- _EXERCISE INSTRUCTIONS_:
Give back every line exactly as it appears, pictures excluded.

- _DATA PROVIDED_:

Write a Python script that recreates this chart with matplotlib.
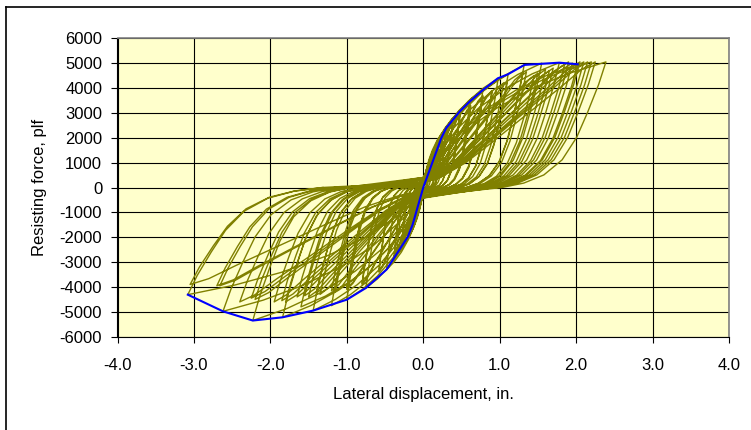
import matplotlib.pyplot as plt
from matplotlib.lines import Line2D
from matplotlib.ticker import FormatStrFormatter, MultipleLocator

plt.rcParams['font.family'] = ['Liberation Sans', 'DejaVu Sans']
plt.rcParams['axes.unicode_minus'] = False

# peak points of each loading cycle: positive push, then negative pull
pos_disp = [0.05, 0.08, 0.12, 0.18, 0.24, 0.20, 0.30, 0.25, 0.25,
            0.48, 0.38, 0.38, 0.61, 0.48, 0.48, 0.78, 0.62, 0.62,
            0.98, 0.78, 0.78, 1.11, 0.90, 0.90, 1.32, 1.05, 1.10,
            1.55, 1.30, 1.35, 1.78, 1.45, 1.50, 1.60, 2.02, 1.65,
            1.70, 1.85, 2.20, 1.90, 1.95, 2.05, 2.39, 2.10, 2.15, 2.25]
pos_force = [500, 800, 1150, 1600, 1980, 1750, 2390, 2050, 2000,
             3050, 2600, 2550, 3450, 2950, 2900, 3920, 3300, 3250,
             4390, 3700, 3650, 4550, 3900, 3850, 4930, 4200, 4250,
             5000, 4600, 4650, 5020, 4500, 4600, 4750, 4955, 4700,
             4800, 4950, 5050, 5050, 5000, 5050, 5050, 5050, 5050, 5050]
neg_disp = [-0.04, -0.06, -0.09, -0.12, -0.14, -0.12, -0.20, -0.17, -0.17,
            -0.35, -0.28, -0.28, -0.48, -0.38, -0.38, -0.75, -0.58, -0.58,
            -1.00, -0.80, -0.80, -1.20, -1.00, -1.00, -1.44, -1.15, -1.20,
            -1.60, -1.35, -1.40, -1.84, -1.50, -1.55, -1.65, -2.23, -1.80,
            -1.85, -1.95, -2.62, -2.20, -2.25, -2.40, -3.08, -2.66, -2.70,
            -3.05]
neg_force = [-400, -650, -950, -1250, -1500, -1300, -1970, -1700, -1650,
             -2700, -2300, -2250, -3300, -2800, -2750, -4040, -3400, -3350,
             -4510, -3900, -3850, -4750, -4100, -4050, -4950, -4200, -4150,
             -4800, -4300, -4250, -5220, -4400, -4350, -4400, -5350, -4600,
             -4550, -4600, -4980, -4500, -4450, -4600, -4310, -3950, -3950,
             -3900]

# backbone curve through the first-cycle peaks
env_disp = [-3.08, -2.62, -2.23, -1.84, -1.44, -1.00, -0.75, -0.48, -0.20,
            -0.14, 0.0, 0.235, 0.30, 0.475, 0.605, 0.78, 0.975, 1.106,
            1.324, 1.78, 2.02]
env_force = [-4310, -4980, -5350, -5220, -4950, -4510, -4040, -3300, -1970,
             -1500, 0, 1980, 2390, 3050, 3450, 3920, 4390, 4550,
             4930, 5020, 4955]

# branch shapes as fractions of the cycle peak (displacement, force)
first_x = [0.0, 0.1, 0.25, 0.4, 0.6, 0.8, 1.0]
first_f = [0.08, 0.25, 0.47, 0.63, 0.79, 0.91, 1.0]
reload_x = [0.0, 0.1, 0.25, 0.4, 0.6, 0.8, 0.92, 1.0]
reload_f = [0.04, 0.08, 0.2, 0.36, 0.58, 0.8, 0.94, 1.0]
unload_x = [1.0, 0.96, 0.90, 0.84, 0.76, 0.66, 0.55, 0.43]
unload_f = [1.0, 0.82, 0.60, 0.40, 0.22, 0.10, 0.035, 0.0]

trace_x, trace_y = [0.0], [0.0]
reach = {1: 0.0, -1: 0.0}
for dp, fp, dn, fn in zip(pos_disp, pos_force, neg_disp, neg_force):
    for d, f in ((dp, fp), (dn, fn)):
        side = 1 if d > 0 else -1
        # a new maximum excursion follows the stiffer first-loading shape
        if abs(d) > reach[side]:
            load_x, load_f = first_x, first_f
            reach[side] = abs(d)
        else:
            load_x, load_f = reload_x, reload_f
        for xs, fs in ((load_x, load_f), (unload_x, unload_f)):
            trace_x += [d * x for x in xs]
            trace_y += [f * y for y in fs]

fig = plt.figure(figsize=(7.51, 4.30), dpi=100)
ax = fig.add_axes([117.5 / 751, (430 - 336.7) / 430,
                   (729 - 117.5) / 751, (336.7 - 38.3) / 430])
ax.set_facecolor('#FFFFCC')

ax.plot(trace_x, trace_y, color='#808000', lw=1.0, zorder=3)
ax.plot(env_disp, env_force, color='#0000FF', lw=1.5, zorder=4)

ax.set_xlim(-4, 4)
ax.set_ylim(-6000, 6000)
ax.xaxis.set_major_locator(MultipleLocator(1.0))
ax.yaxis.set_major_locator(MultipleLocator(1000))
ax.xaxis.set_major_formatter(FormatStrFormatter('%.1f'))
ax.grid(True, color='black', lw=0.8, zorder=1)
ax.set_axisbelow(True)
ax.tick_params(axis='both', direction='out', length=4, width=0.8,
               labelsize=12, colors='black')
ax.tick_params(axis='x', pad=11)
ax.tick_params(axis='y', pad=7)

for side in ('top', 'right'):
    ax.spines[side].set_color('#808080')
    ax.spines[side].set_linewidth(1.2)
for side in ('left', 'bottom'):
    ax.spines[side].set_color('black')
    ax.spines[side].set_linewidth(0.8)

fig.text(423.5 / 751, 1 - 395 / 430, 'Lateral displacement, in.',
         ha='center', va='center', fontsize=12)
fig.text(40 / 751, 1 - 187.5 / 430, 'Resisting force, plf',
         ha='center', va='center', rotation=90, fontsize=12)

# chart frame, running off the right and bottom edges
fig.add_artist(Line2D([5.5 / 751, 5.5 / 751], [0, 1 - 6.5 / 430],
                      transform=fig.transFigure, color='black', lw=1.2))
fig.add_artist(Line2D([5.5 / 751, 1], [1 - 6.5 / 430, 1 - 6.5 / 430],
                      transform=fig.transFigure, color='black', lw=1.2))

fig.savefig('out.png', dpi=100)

- _RESULT FOR THIS TASK_:
Write a Python script that recreates this chart with matplotlib.
import matplotlib.pyplot as plt
from matplotlib.lines import Line2D
from matplotlib.ticker import FormatStrFormatter, MultipleLocator

plt.rcParams['font.family'] = ['Liberation Sans', 'DejaVu Sans']
plt.rcParams['axes.unicode_minus'] = False

# peak points of each loading cycle: positive push, then negative pull
pos_disp = [0.05, 0.08, 0.12, 0.18, 0.24, 0.20, 0.30, 0.25, 0.25,
            0.48, 0.38, 0.38, 0.61, 0.48, 0.48, 0.78, 0.62, 0.62,
            0.98, 0.78, 0.78, 1.11, 0.90, 0.90, 1.32, 1.05, 1.10,
            1.55, 1.30, 1.35, 1.78, 1.45, 1.50, 1.60, 2.02, 1.65,
            1.70, 1.85, 2.20, 1.90, 1.95, 2.05, 2.39, 2.10, 2.15, 2.25]
pos_force = [500, 800, 1150, 1600, 1980, 1750, 2390, 2050, 2000,
             3050, 2600, 2550, 3450, 2950, 2900, 3920, 3300, 3250,
             4390, 3700, 3650, 4550, 3900, 3850, 4930, 4200, 4250,
             5000, 4600, 4650, 5020, 4500, 4600, 4750, 4955, 4700,
             4800, 4950, 5050, 5050, 5000, 5050, 5050, 5050, 5050, 5050]
neg_disp = [-0.04, -0.06, -0.09, -0.12, -0.14, -0.12, -0.20, -0.17, -0.17,
            -0.35, -0.28, -0.28, -0.48, -0.38, -0.38, -0.75, -0.58, -0.58,
            -1.00, -0.80, -0.80, -1.20, -1.00, -1.00, -1.44, -1.15, -1.20,
            -1.60, -1.35, -1.40, -1.84, -1.50, -1.55, -1.65, -2.23, -1.80,
            -1.85, -1.95, -2.62, -2.20, -2.25, -2.40, -3.08, -2.66, -2.70,
            -3.05]
neg_force = [-400, -650, -950, -1250, -1500, -1300, -1970, -1700, -1650,
             -2700, -2300, -2250, -3300, -2800, -2750, -4040, -3400, -3350,
             -4510, -3900, -3850, -4750, -4100, -4050, -4950, -4200, -4150,
             -4800, -4300, -4250, -5220, -4400, -4350, -4400, -5350, -4600,
             -4550, -4600, -4980, -4500, -4450, -4600, -4310, -3950, -3950,
             -3900]

# backbone curve through the first-cycle peaks
env_disp = [-3.08, -2.62, -2.23, -1.84, -1.44, -1.00, -0.75, -0.48, -0.20,
            -0.14, 0.0, 0.235, 0.30, 0.475, 0.605, 0.78, 0.975, 1.106,
            1.324, 1.78, 2.02]
env_force = [-4310, -4980, -5350, -5220, -4950, -4510, -4040, -3300, -1970,
             -1500, 0, 1980, 2390, 3050, 3450, 3920, 4390, 4550,
             4930, 5020, 4955]

# branch shapes as fractions of the cycle peak (displacement, force)
first_x = [0.0, 0.1, 0.25, 0.4, 0.6, 0.8, 1.0]
first_f = [0.08, 0.25, 0.47, 0.63, 0.79, 0.91, 1.0]
reload_x = [0.0, 0.1, 0.25, 0.4, 0.6, 0.8, 0.92, 1.0]
reload_f = [0.04, 0.08, 0.2, 0.36, 0.58, 0.8, 0.94, 1.0]
unload_x = [1.0, 0.96, 0.90, 0.84, 0.76, 0.66, 0.55, 0.43]
unload_f = [1.0, 0.82, 0.60, 0.40, 0.22, 0.10, 0.035, 0.0]

trace_x, trace_y = [0.0], [0.0]
reach = {1: 0.0, -1: 0.0}
for dp, fp, dn, fn in zip(pos_disp, pos_force, neg_disp, neg_force):
    for d, f in ((dp, fp), (dn, fn)):
        side = 1 if d > 0 else -1
        # a new maximum excursion follows the stiffer first-loading shape
        if abs(d) > reach[side]:
            load_x, load_f = first_x, first_f
            reach[side] = abs(d)
        else:
            load_x, load_f = reload_x, reload_f
        for xs, fs in ((load_x, load_f), (unload_x, unload_f)):
            trace_x += [d * x for x in xs]
            trace_y += [f * y for y in fs]

fig = plt.figure(figsize=(7.51, 4.30), dpi=100)
ax = fig.add_axes([117.5 / 751, (430 - 336.7) / 430,
                   (729 - 117.5) / 751, (336.7 - 38.3) / 430])
ax.set_facecolor('#FFFFCC')

ax.plot(trace_x, trace_y, color='#808000', lw=1.0, zorder=3)
ax.plot(env_disp, env_force, color='#0000FF', lw=1.5, zorder=4)

ax.set_xlim(-4, 4)
ax.set_ylim(-6000, 6000)
ax.xaxis.set_major_locator(MultipleLocator(1.0))
ax.yaxis.set_major_locator(MultipleLocator(1000))
ax.xaxis.set_major_formatter(FormatStrFormatter('%.1f'))
ax.grid(True, color='black', lw=0.8, zorder=1)
ax.set_axisbelow(True)
ax.tick_params(axis='both', direction='out', length=4, width=0.8,
               labelsize=12, colors='black')
ax.tick_params(axis='x', pad=11)
ax.tick_params(axis='y', pad=7)

for side in ('top', 'right'):
    ax.spines[side].set_color('#808080')
    ax.spines[side].set_linewidth(1.2)
for side in ('left', 'bottom'):
    ax.spines[side].set_color('black')
    ax.spines[side].set_linewidth(0.8)

fig.text(423.5 / 751, 1 - 395 / 430, 'Lateral displacement, in.',
         ha='center', va='center', fontsize=12)
fig.text(40 / 751, 1 - 187.5 / 430, 'Resisting force, plf',
         ha='center', va='center', rotation=90, fontsize=12)

# chart frame, running off the right and bottom edges
fig.add_artist(Line2D([5.5 / 751, 5.5 / 751], [0, 1 - 6.5 / 430],
                      transform=fig.transFigure, color='black', lw=1.2))
fig.add_artist(Line2D([5.5 / 751, 1], [1 - 6.5 / 430, 1 - 6.5 / 430],
                      transform=fig.transFigure, color='black', lw=1.2))

fig.savefig('out.png', dpi=100)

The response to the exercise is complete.